**The exercise**
Up to and including the line with "import * as", write out the listing from its first line, minus the pictures.

**Data section**
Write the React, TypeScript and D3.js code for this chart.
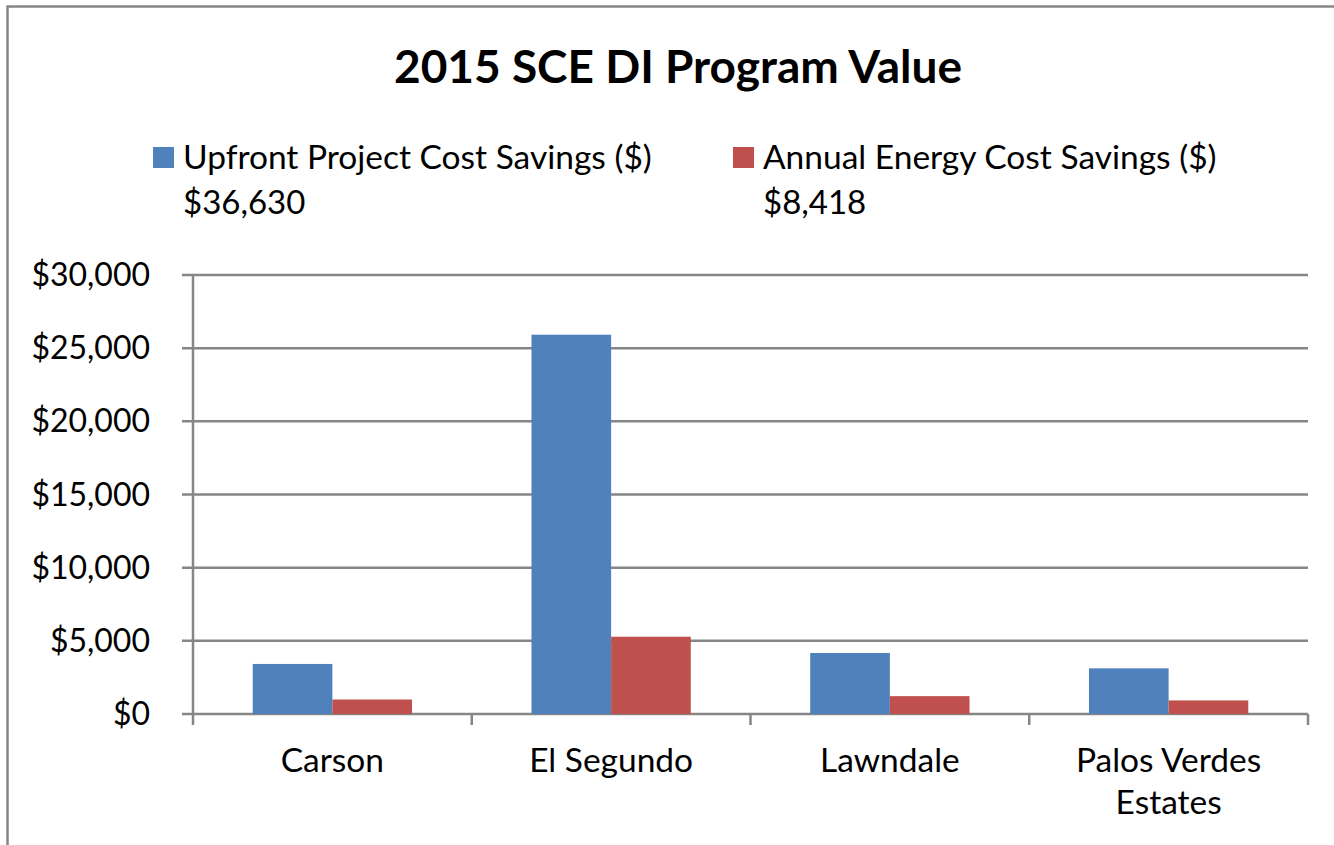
import React from "react";
import * as d3 from "d3";

const categories = ["Carson", "El Segundo", "Lawndale", "Palos Verdes Estates"];
const categoryLines = [["Carson"], ["El Segundo"], ["Lawndale"], ["Palos Verdes", "Estates"]];
const seriesNames = ["Upfront Project Cost Savings ($)", "Annual Energy Cost Savings ($)"];
const seriesTotals = ["$36,630", "$8,418"];
const upfront = [3420, 25920, 4170, 3120];
const annual = [990, 5280, 1220, 928];
const yTicks = [0, 5000, 10000, 15000, 20000, 25000, 30000];
const colors = ["#4F81BD", "#C0504D"];

const W = 1334;
const H = 845;
const FONT = "Lato, 'Open Sans', sans-serif";

export default function App() {
  const left = 193, right = 1308, top = 275, bottom = 714;
  const x0 = d3.scaleBand<string>().domain(categories).range([left, right]).paddingInner(0).paddingOuter(0);
  const bw = x0.bandwidth();
  const barW = bw / 3.5;
  const y = d3.scaleLinear().domain([0, 30000]).range([bottom, top]);
  const fmt = (v: number) => "$" + d3.format(",")(v);
  const series = [upfront, annual];
  const grid = "#868686";

  return (
    <svg width={W} height={H} style={{ position: "absolute", left: 0, top: 0, background: "#fff" }}>
      <rect x={0} y={0} width={W} height={H} fill="#fff" />
      <rect x={7.5} y={6.5} width={W + 20} height={H + 20} fill="none" stroke={grid} strokeWidth={2.5} />
      <text x={678} y={83} textAnchor="middle" fontFamily={FONT} fontWeight="bold" fontSize={46} fill="#000">
        2015 SCE DI Program Value
      </text>
      {/* legend */}
      {[0, 1].map((i) => {
        const lx = i === 0 ? 153 : 733;
        return (
          <g key={i}>
            <rect x={lx} y={147} width={21} height={21} fill={colors[i]} />
            <text x={lx + 30} y={169} fontFamily={FONT} fontSize={33.5} fill="#000">{seriesNames[i]}</text>
            <text x={lx + 30} y={214} fontFamily={FONT} fontSize={33} fill="#000">{seriesTotals[i]}</text>
          </g>
        );
      })}
      {/* gridlines */}
      {yTicks.map((t) => (
        <g key={t}>
          <line x1={182} x2={right} y1={y(t)} y2={y(t)} stroke={grid} strokeWidth={2.5} />
          <text x={150} y={y(t) + 11} textAnchor="end" fontFamily={FONT} fontSize={32} fill="#000">{fmt(t)}</text>
        </g>
      ))}
      <line x1={left} x2={left} y1={top} y2={bottom + 11} stroke={grid} strokeWidth={2.5} />
      {categories.map((c, i) => (
        <line key={c} x1={(x0(c) as number) + bw} x2={(x0(c) as number) + bw} y1={bottom} y2={bottom + 11} stroke={grid} strokeWidth={2.5} />
      ))}
      {/* bars */}
      {categories.map((c, i) => (
        <g key={c}>
          {series.map((s, k) => {
            const bx = (x0(c) as number) + barW * 0.75 + k * barW;
            return <rect key={k} x={bx} y={y(s[i])} width={barW} height={bottom - y(s[i])} fill={colors[k]} />;
          })}
          {categoryLines[i].map((ln, j) => (
            <text key={j} x={(x0(c) as number) + bw / 2} y={772 + j * 42} textAnchor="middle" fontFamily={FONT} fontSize={33.5} fill="#000">{ln}</text>
          ))}
        </g>
      ))}
    </svg>
  );
}
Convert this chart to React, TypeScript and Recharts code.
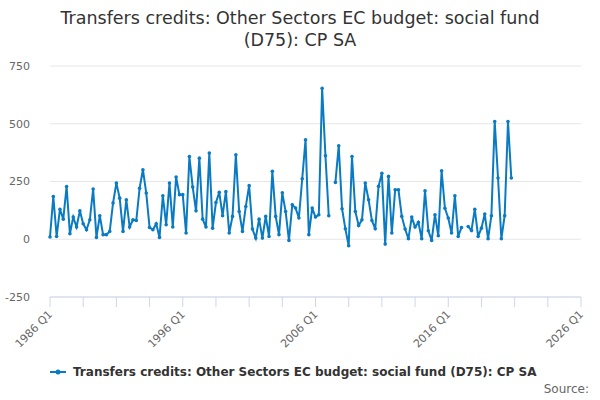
import { LineChart, Line, XAxis, YAxis, CartesianGrid } from "recharts"

// series starts at 1986 Q1, one value per quarter (null = no data)
const startYear = 1986

// values, 1986 Q1 .. 2020 Q4
const transferValues: (number | null)[] = [
  10, 185, 12, 130, 87, 228, 24, 96, 53, 123,
  67, 41, 84, 217, 8, 102, 20, 20, 34, 157,
  243, 178, 34, 171, 53, 84, 81, 221, 301, 200,
  51, 41, 67, 8, 188, 63, 243, 53, 269, 193,
  193, 27, 358, 226, 123, 351, 87, 53, 373, 48,
  159, 203, 102, 206, 27, 99, 366, 120, 34, 142,
  232, 44, 5, 87, 5, 99, 12, 294, 99, 20,
  201, 120, -5, 149, 135, 92, 262, 431, 20, 135,
  96, 106, 654, 361, 102, null, 246, 405, 132, 45,
  -28, 358, 120, 60, 84, 243, 171, 81, 45, 229,
  286, -21, 272, 27, 214, 214, 99, 44, 2, 96,
  53, 73, 2, 210, 37, -5, 106, 15, 296, 134,
  92, 27, 188, 12, 51, null, 55, 38, 130, 12,
  48, 109, 2, 102, 510, 265, 2, 102, 510, 265
]

// axis ticks: every 10 quarters, labelled every 40 (1986 Q1 .. 2026 Q1)
const xTicks = [0, 10, 20, 30, 40, 50, 60, 70, 80, 90, 100, 110, 120, 130, 140, 150, 160]
const xLabelTicks = [0, 40, 80, 120, 160]
const yTicks = [-250, 0, 250, 500, 750]

const seriesName = "Transfers credits: Other Sectors EC budget: social fund (D75): CP SA"
const lineColor = "#0a7bc2"

const quarterLabel = (t: number) =>
  `${startYear + Math.floor(t / 4)} Q${(t % 4) + 1}`

const chartData = transferValues.map((v, i) => ({
  t: i,
  quarter: quarterLabel(i),
  value: v
}))

// rotated x tick label, only on the labelled ticks
const XTick = ({ x, y, payload }: any) => {
  if (!xLabelTicks.includes(payload.value)) return <g />
  return (
    <text
      x={x + 3}
      y={y + 6}
      textAnchor="end"
      fill="#666666"
      fontSize={11}
      fontFamily="DejaVu Sans, sans-serif"
      transform={`rotate(-45 ${x + 3} ${y + 6})`}
    >
      {quarterLabel(payload.value)}
    </text>
  )
}

export default function App() {
  return (
    <div
      style={{
        position: "absolute",
        left: 0,
        top: 0,
        width: 600,
        height: 400,
        background: "#ffffff",
        fontFamily: "DejaVu Sans, sans-serif"
      }}
    >
      <div
        style={{
          position: "absolute",
          top: 7,
          left: 0,
          width: 600,
          textAlign: "center",
          fontSize: 17.5,
          lineHeight: "22px",
          color: "#333333"
        }}
      >
        Transfers credits: Other Sectors EC budget: social fund
        <br />
        (D75): CP SA
      </div>

      <LineChart
        width={600}
        height={400}
        data={chartData}
        margin={{ top: 66, right: 19, bottom: 73, left: 0 }}
      >
        <CartesianGrid vertical={false} stroke="#e6e6e6" />
        <XAxis
          dataKey="t"
          type="number"
          domain={[0, 160]}
          ticks={xTicks}
          interval={0}
          height={30}
          tick={<XTick />}
          tickSize={10}
          axisLine={{ stroke: "#ccd6eb" }}
          tickLine={{ stroke: "#ccd6eb" }}
        />
        <YAxis
          domain={[-250, 750]}
          ticks={yTicks}
          width={50}
          axisLine={false}
          tickLine={false}
          tickMargin={14}
          tick={{ fill: "#666666", fontSize: 11, fontFamily: "DejaVu Sans, sans-serif" }}
        />
        <Line
          type="linear"
          dataKey="value"
          name={seriesName}
          stroke={lineColor}
          strokeWidth={2}
          dot={{ r: 1.8, fill: lineColor, stroke: lineColor, strokeWidth: 0 }}
          isAnimationActive={false}
        />
      </LineChart>

      <div
        style={{
          position: "absolute",
          top: 365,
          left: 50,
          display: "flex",
          alignItems: "center",
          fontSize: 12,
          fontWeight: "bold",
          color: "#333333"
        }}
      >
        <svg width={18} height={10} style={{ marginRight: 5 }}>
          <line x1={0} y1={5} x2={16} y2={5} stroke={lineColor} strokeWidth={2} />
          <circle cx={8} cy={5} r={2.5} fill={lineColor} />
        </svg>
        {seriesName}
      </div>

      <div
        style={{
          position: "absolute",
          top: 382,
          right: 11,
          fontSize: 12,
          color: "#666666"
        }}
      >
        Source:
      </div>
    </div>
  )
}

**The reply**
Write the React, TypeScript and D3.js code for this chart.
import React from "react";
import * as d3 from "d3";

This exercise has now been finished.